Review the lines that follow and copy each one that contains the word "Apache".

Given records =
>> START

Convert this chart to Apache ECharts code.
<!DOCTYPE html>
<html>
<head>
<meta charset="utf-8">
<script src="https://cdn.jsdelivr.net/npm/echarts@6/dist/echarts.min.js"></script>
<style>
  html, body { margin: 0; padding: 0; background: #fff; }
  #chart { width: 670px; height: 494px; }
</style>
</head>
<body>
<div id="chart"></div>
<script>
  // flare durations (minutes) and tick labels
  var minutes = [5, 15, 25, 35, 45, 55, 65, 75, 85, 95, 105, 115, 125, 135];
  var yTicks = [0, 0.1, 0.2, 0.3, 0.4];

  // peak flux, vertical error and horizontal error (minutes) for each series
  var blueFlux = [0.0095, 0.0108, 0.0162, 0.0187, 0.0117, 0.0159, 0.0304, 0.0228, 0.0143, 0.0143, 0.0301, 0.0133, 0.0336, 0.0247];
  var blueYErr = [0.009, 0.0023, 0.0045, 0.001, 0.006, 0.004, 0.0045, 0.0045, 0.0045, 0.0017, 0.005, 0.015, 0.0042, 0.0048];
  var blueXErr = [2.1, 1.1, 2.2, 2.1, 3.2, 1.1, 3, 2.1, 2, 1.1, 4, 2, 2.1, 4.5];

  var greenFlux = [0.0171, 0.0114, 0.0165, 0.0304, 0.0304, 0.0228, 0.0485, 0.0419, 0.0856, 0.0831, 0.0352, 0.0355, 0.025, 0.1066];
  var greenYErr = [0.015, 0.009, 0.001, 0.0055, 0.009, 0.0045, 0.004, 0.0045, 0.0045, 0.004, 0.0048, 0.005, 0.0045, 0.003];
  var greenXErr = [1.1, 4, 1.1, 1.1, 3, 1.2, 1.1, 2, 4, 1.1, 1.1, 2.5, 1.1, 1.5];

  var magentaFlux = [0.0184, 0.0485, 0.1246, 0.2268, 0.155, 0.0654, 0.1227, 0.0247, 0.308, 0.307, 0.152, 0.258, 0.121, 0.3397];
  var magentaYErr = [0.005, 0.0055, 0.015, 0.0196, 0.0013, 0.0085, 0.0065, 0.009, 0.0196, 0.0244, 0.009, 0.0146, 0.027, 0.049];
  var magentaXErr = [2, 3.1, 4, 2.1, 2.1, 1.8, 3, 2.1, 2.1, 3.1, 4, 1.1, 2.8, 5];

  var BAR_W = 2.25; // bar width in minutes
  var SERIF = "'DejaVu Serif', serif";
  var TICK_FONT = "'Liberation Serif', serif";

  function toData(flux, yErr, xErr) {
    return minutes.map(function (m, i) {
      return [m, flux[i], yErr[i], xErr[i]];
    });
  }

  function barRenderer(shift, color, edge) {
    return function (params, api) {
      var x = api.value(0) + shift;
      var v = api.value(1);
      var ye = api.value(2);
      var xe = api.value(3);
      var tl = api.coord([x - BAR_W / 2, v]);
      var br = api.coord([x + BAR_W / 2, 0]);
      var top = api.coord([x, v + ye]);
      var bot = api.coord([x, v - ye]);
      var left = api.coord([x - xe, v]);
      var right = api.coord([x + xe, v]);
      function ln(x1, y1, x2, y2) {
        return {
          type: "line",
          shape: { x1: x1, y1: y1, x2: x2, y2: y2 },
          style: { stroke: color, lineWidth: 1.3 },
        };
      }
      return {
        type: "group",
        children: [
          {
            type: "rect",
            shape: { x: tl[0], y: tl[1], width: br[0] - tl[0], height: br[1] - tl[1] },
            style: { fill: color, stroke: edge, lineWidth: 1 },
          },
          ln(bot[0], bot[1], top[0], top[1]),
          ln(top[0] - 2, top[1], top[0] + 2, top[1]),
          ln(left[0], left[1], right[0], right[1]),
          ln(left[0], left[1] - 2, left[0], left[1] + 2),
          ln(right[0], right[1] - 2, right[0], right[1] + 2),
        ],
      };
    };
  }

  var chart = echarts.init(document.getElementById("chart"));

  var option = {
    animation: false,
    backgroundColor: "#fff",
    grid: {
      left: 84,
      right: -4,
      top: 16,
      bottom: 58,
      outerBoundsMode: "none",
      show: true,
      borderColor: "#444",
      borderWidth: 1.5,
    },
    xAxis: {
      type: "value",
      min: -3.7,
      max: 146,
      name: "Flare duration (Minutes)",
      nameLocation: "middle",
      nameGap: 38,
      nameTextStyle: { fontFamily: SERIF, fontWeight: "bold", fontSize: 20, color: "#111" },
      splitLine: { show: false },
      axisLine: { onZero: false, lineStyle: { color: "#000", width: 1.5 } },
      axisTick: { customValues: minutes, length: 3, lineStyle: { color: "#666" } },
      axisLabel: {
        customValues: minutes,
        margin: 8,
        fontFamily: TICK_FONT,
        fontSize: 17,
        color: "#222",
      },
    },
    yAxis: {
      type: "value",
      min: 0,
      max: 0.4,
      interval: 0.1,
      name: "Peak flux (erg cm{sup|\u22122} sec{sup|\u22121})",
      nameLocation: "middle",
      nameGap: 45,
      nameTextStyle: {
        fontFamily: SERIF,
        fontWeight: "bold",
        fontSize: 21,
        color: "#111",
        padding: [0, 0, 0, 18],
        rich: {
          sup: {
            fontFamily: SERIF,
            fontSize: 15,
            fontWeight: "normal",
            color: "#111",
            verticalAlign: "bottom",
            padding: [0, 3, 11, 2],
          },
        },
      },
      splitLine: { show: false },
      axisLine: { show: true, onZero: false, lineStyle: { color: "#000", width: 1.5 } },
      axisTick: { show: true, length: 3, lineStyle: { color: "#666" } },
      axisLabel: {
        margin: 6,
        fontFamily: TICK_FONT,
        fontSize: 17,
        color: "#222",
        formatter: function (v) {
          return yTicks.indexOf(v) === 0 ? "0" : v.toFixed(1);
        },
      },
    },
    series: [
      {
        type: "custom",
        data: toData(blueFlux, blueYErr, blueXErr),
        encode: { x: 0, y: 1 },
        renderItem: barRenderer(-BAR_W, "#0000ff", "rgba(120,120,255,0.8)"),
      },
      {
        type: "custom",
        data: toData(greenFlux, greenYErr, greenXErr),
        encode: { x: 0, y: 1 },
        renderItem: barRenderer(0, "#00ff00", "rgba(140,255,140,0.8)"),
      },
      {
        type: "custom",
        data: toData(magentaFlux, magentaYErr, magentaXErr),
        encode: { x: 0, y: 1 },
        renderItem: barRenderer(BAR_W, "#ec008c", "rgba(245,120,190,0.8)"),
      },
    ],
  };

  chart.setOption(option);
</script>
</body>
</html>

>> END
>> START

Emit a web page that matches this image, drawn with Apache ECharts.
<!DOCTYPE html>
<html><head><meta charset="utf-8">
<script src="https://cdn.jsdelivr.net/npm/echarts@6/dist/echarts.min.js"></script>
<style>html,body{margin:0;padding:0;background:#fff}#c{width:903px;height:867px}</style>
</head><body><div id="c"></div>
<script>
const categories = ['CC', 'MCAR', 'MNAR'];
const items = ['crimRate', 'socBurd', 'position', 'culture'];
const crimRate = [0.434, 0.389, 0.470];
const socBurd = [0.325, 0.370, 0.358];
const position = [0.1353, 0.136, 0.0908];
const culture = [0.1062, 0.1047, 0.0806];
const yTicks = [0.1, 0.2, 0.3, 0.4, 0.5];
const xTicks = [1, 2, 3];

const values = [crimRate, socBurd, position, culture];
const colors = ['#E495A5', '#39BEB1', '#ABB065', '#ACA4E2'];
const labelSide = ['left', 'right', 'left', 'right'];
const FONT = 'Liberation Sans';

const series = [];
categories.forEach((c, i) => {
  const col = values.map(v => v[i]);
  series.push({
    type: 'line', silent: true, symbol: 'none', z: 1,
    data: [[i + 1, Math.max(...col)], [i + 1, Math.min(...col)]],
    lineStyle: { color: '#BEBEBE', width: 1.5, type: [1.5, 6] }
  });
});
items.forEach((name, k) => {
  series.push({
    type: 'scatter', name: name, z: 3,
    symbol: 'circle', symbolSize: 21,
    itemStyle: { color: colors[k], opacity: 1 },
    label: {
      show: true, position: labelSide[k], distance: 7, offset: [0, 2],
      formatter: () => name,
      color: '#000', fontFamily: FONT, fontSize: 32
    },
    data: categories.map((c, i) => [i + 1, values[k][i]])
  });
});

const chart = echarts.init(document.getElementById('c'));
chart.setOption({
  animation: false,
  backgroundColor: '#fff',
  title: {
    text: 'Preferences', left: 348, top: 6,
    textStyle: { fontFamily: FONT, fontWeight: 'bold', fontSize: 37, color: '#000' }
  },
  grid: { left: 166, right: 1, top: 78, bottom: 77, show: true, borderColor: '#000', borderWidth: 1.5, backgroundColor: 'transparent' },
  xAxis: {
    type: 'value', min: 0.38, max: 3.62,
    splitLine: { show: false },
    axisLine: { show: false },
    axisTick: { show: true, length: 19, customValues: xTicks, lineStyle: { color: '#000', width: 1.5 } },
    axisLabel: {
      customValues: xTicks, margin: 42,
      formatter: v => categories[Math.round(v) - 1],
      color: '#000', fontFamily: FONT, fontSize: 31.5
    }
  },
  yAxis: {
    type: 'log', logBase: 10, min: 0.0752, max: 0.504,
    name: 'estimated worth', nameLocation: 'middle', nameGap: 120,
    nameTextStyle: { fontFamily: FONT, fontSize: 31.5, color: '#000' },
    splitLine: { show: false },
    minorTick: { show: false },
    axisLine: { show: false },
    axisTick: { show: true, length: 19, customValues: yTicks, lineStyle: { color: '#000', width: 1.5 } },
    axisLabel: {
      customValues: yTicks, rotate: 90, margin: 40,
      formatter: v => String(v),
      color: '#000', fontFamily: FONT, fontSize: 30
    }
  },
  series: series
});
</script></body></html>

>> END
>> START

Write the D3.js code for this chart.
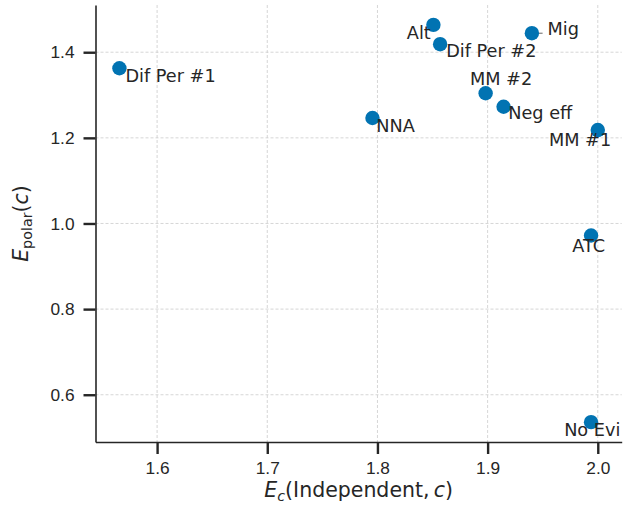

>> END

Finished answer =
Convert this chart to Apache ECharts code.
Emit a web page that matches this image, drawn with Apache ECharts.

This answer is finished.